Small-scale sea level changes are part of the charm of our coastal zones. There is something relaxing about waves moving up and down the beach and the daily waxing and waning of the tides. But large-scale sea level change is usually anything but relaxing. Storms can bring water onshore to levels that cause disasters. Hurricane Katrina caused a twenty-seven-foot rise along parts of the Mississippi coast in 2005, and Hurricane Fran caused a twelve-foot rise when it came ashore on Topsail Island. Such “storm surges” change the shape and topography of the coastline and damage roads, buildings, and utilities. Sea level rises of this scale and with such grave consequences receive extensive media coverage, but the slow, steady change that occurs as the climate warms receives much less attention.

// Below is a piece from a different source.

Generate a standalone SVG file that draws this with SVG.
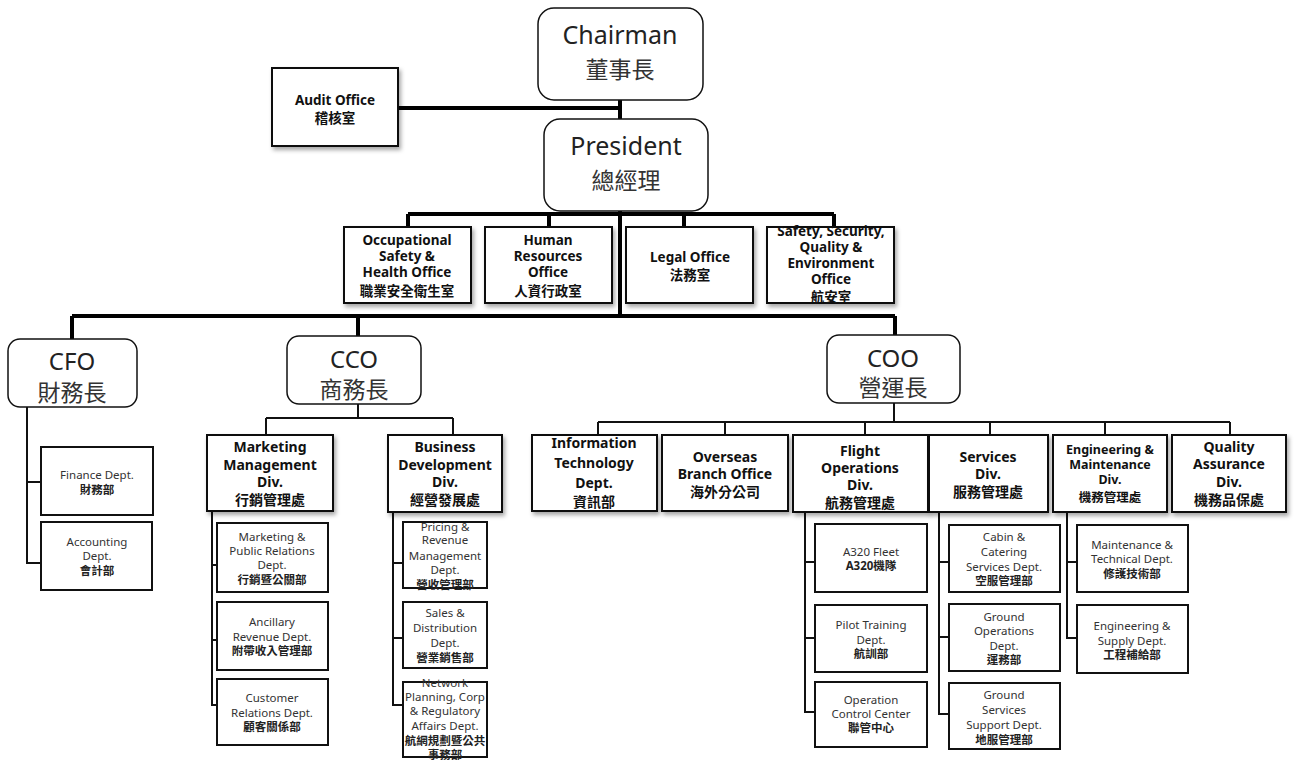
<svg xmlns="http://www.w3.org/2000/svg" width="1294" height="760" viewBox="0 0 1294 760">
<defs>
<filter id="sh" x="-10%" y="-10%" width="130%" height="130%">
<feDropShadow dx="2" dy="3" stdDeviation="2" flood-color="#000" flood-opacity="0.35"/>
</filter>
<style>
text{font-family:"Noto Sans","Noto Sans CJK TC",sans-serif;text-anchor:middle;fill:#111}
.top rect{fill:#fff;stroke:#111;stroke-width:1.5}
.big{font-size:25px;fill:#222}
.bigc{font-size:23px;fill:#333}
.exe{font-size:24px;fill:#222}
.exec{font-size:23px;fill:#333}
.box{fill:#fff;stroke:#111;stroke-width:2}
.shd{filter:url(#sh)}
.off{font-size:13.5px;font-weight:bold}
.div{font-size:14px;font-weight:bold}
.divs{font-size:12.5px;font-weight:bold}
.sub{font-size:11.5px;fill:#333}
.subc{font-size:11.5px;fill:#222;font-weight:bold}
.thick{stroke:#000;stroke-width:4;fill:none}
.thin{stroke:#111;stroke-width:2;fill:none}
</style>
</defs>
<rect width="1294" height="760" fill="#fff"/>
<g id="connectors">
<path class="thick" d="M398,108 H620 M620,100 V119 M620,211 V316 M408,214 H834 M408,214 V227 M549,214 V227 M684,214 V227 M834,214 V227 M72,316 H895 M72,316 V339 M358,316 V336 M895,316 V335"/>
<path class="thin" d="M27,407 V563 H41 M27,482 H41"/>
<path class="thin" d="M358,404 V418 M266,418 H453 M266,418 V435 M453,418 V435"/>
<path class="thin" d="M212,511 V705 H217 M212,565 H217 M212,640 H217"/>
<path class="thin" d="M393,512 V705 H403 M393,563 H403 M393,638 H403"/>
<path class="thin" d="M894,403 V422 M598,422 H1230 M598,422 V435 M725,422 V435 M865,422 V435 M990,422 V435 M1105,422 V435 M1230,422 V435"/>
<path class="thin" d="M805,512 V712 H815 M805,562 H815 M805,638 H815"/>
<path class="thin" d="M939,512 V714 H949 M939,562 H949 M939,637 H949"/>
<path class="thin" d="M1067,512 V638 H1077 M1067,562 H1077"/>
</g>
<g id="chairman" class="top"><rect x="538" y="8" width="165" height="92" rx="16"/><text class="big" x="620" y="44">Chairman</text><text class="bigc" x="620" y="78">董事長</text></g>
<g id="president" class="top"><rect x="544" y="119" width="164" height="92" rx="16"/><text class="big" x="626" y="155">President</text><text class="bigc" x="626" y="189">總經理</text></g>
<g id="audit"><rect class="box shd" x="272" y="68" width="126" height="78"/><text class="off" x="335" y="105">Audit Office</text><text class="off" x="335" y="123">稽核室</text></g>
<g id="osh"><rect class="box shd" x="344" y="227" width="127" height="76"/><text class="off" x="407" y="245">Occupational</text><text class="off" x="407" y="261">Safety &amp;</text><text class="off" x="407" y="277">Health Office</text><text class="off" x="407" y="296">職業安全衛生室</text></g>
<g id="hr"><rect class="box shd" x="485" y="227" width="127" height="76"/><text class="off" x="548" y="245">Human</text><text class="off" x="548" y="261">Resources</text><text class="off" x="548" y="277">Office</text><text class="off" x="548" y="296">人資行政室</text></g>
<g id="legal"><rect class="box shd" x="626" y="227" width="127" height="76"/><text class="off" x="690" y="262">Legal Office</text><text class="off" x="690" y="280">法務室</text></g>
<g id="ssqe"><rect class="box shd" x="767" y="227" width="127" height="76"/><text class="off" x="831" y="236">Safety, Security,</text><text class="off" x="831" y="252">Quality &amp;</text><text class="off" x="831" y="268">Environment</text><text class="off" x="831" y="284">Office</text><text class="off" x="831" y="302">航安室</text></g>
<g id="cfo" class="top"><rect x="8" y="339" width="129" height="68" rx="12"/><text class="exe" x="72" y="370">CFO</text><text class="exec" x="72" y="401">財務長</text></g>
<g id="cco" class="top"><rect x="287" y="336" width="134" height="68" rx="12"/><text class="exe" x="354" y="368">CCO</text><text class="exec" x="354" y="398">商務長</text></g>
<g id="coo" class="top"><rect x="827" y="335" width="133" height="68" rx="12"/><text class="exe" x="893" y="367">COO</text><text class="exec" x="893" y="396">營運長</text></g>
<g id="finance"><rect class="box" x="41" y="447" width="112" height="68"/><text class="sub" x="97" y="479">Finance  Dept.</text><text class="subc" x="97" y="494">財務部</text></g>
<g id="accounting"><rect class="box" x="41" y="522" width="111" height="68"/><text class="sub" x="97" y="546">Accounting</text><text class="sub" x="97" y="560">Dept.</text><text class="subc" x="97" y="575">會計部</text></g>
<g id="marketing"><rect class="box shd" x="207" y="435" width="126" height="76"/><text class="div" x="270" y="452">Marketing</text><text class="div" x="270" y="470">Management</text><text class="div" x="270" y="487">Div.</text><text class="div" x="270" y="505">行銷管理處</text></g>
<g id="bizdev"><rect class="box shd" x="388" y="435" width="114" height="77"/><text class="div" x="445" y="452">Business</text><text class="div" x="445" y="470">Development</text><text class="div" x="445" y="487">Div.</text><text class="div" x="445" y="505">經營發展處</text></g>
<g id="mpr"><rect class="box" x="217" y="523" width="111" height="69"/><text class="sub" x="272" y="541">Marketing &amp;</text><text class="sub" x="272" y="555">Public Relations</text><text class="sub" x="272" y="569">Dept.</text><text class="subc" x="272" y="584">行銷暨公關部</text></g>
<g id="ancillary"><rect class="box" x="217" y="602" width="111" height="68"/><text class="sub" x="272" y="626">Ancillary</text><text class="sub" x="272" y="641">Revenue  Dept.</text><text class="subc" x="272" y="655">附帶收入管理部</text></g>
<g id="customer"><rect class="box" x="217" y="679" width="111" height="66"/><text class="sub" x="272" y="702">Customer</text><text class="sub" x="272" y="717">Relations  Dept.</text><text class="subc" x="272" y="731">顧客關係部</text></g>
<g id="pricing"><rect class="box" x="403" y="522" width="84" height="66"/><text class="sub" x="445" y="531">Pricing &amp;</text><text class="sub" x="445" y="544">Revenue</text><text class="sub" x="445" y="560">Management</text><text class="sub" x="445" y="574">Dept.</text><text class="subc" x="445" y="589">營收管理部</text></g>
<g id="sales"><rect class="box" x="403" y="602" width="84" height="66"/><text class="sub" x="445" y="617">Sales &amp;</text><text class="sub" x="445" y="632">Distribution</text><text class="sub" x="445" y="647">Dept.</text><text class="subc" x="445" y="662">營業銷售部</text></g>
<g id="network"><rect class="box" x="403" y="682" width="84" height="75"/><text class="sub" x="445" y="687">Network</text><text class="sub" x="445" y="701">Planning, Corp</text><text class="sub" x="445" y="715">&amp; Regulatory</text><text class="sub" x="445" y="730">Affairs Dept.</text><text class="subc" x="445" y="745">航網規劃暨公共</text><text class="subc" x="445" y="759">事務部</text></g>
<g id="it"><rect class="box shd" x="532" y="435" width="125" height="76"/><text class="div" x="594" y="448">Information</text><text class="div" x="594" y="468">Technology</text><text class="div" x="594" y="488">Dept.</text><text class="div" x="594" y="507">資訊部</text></g>
<g id="overseas"><rect class="box shd" x="662" y="435" width="126" height="76"/><text class="div" x="725" y="462">Overseas</text><text class="div" x="725" y="479">Branch Office</text><text class="div" x="725" y="497">海外分公司</text></g>
<g id="flight"><rect class="box shd" x="793" y="435" width="135" height="77"/><text class="div" x="860" y="456">Flight</text><text class="div" x="860" y="473">Operations</text><text class="div" x="860" y="490">Div.</text><text class="div" x="860" y="508">航務管理處</text></g>
<g id="services"><rect class="box shd" x="929" y="435" width="119" height="77"/><text class="div" x="988" y="462">Services</text><text class="div" x="988" y="479">Div.</text><text class="div" x="988" y="497">服務管理處</text></g>
<g id="engineering"><rect class="box shd" x="1053" y="435" width="114" height="77"/><text class="divs" x="1110" y="454">Engineering &amp;</text><text class="divs" x="1110" y="469">Maintenance</text><text class="divs" x="1110" y="484">Div.</text><text class="divs" x="1110" y="502">機務管理處</text></g>
<g id="qa"><rect class="box shd" x="1172" y="435" width="114" height="77"/><text class="div" x="1229" y="452">Quality</text><text class="div" x="1229" y="469">Assurance</text><text class="div" x="1229" y="487">Div.</text><text class="div" x="1229" y="505">機務品保處</text></g>
<g id="a320"><rect class="box" x="815" y="524" width="112" height="68"/><text class="sub" x="871" y="556">A320 Fleet</text><text class="subc" x="871" y="570">A320機隊</text></g>
<g id="pilot"><rect class="box" x="815" y="605" width="112" height="67"/><text class="sub" x="871" y="629">Pilot Training</text><text class="sub" x="871" y="644">Dept.</text><text class="subc" x="871" y="658">航訓部</text></g>
<g id="occ"><rect class="box" x="815" y="682" width="112" height="65"/><text class="sub" x="871" y="704">Operation</text><text class="sub" x="871" y="718">Control  Center</text><text class="subc" x="871" y="732">聯管中心</text></g>
<g id="cabin"><rect class="box" x="949" y="525" width="111" height="67"/><text class="sub" x="1004" y="541">Cabin &amp;</text><text class="sub" x="1004" y="556">Catering</text><text class="sub" x="1004" y="571">Services Dept.</text><text class="subc" x="1004" y="585">空服管理部</text></g>
<g id="groundops"><rect class="box" x="949" y="604" width="111" height="67"/><text class="sub" x="1004" y="621">Ground</text><text class="sub" x="1004" y="635">Operations</text><text class="sub" x="1004" y="650">Dept.</text><text class="subc" x="1004" y="664">運務部</text></g>
<g id="groundsvc"><rect class="box" x="949" y="683" width="111" height="66"/><text class="sub" x="1004" y="699">Ground</text><text class="sub" x="1004" y="714">Services</text><text class="sub" x="1004" y="729">Support Dept.</text><text class="subc" x="1004" y="744">地服管理部</text></g>
<g id="maint"><rect class="box" x="1077" y="525" width="111" height="67"/><text class="sub" x="1132" y="549">Maintenance  &amp;</text><text class="sub" x="1132" y="563">Technical  Dept.</text><text class="subc" x="1132" y="578">修護技術部</text></g>
<g id="supply"><rect class="box" x="1077" y="605" width="111" height="68"/><text class="sub" x="1132" y="630">Engineering &amp;</text><text class="sub" x="1132" y="645">Supply Dept.</text><text class="subc" x="1132" y="659">工程補給部</text></g>
</svg>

These gradual changes, though, underlie and contribute to the frequency and severity of storm driven rises.
The evidence of long-term sea level change can be found everywhere along the North Carolina coast, in part because sea level is rising relatively rapidly here, and in part because many areas along our shoreline are so flat that small changes in sea level influence broad areas of our landscape. This field trip will show you what to look for to see this evidence for yourself. It is based on an actual field trip described by Stan Riggs and me in a book entitled Driving Tours to North Carolina Natural Areas (UNC Press, 2000). Both the actual and the virtual trips take you to the “Down East” part of Carteret County, a flat, gently sloping landscape that is gradually being flooded by rising sea level.
Other stops on this virtual trip show you places along our ocean shoreline where property is threatened as a result of coastal erosion caused, in part, by the gradual rise in sea level.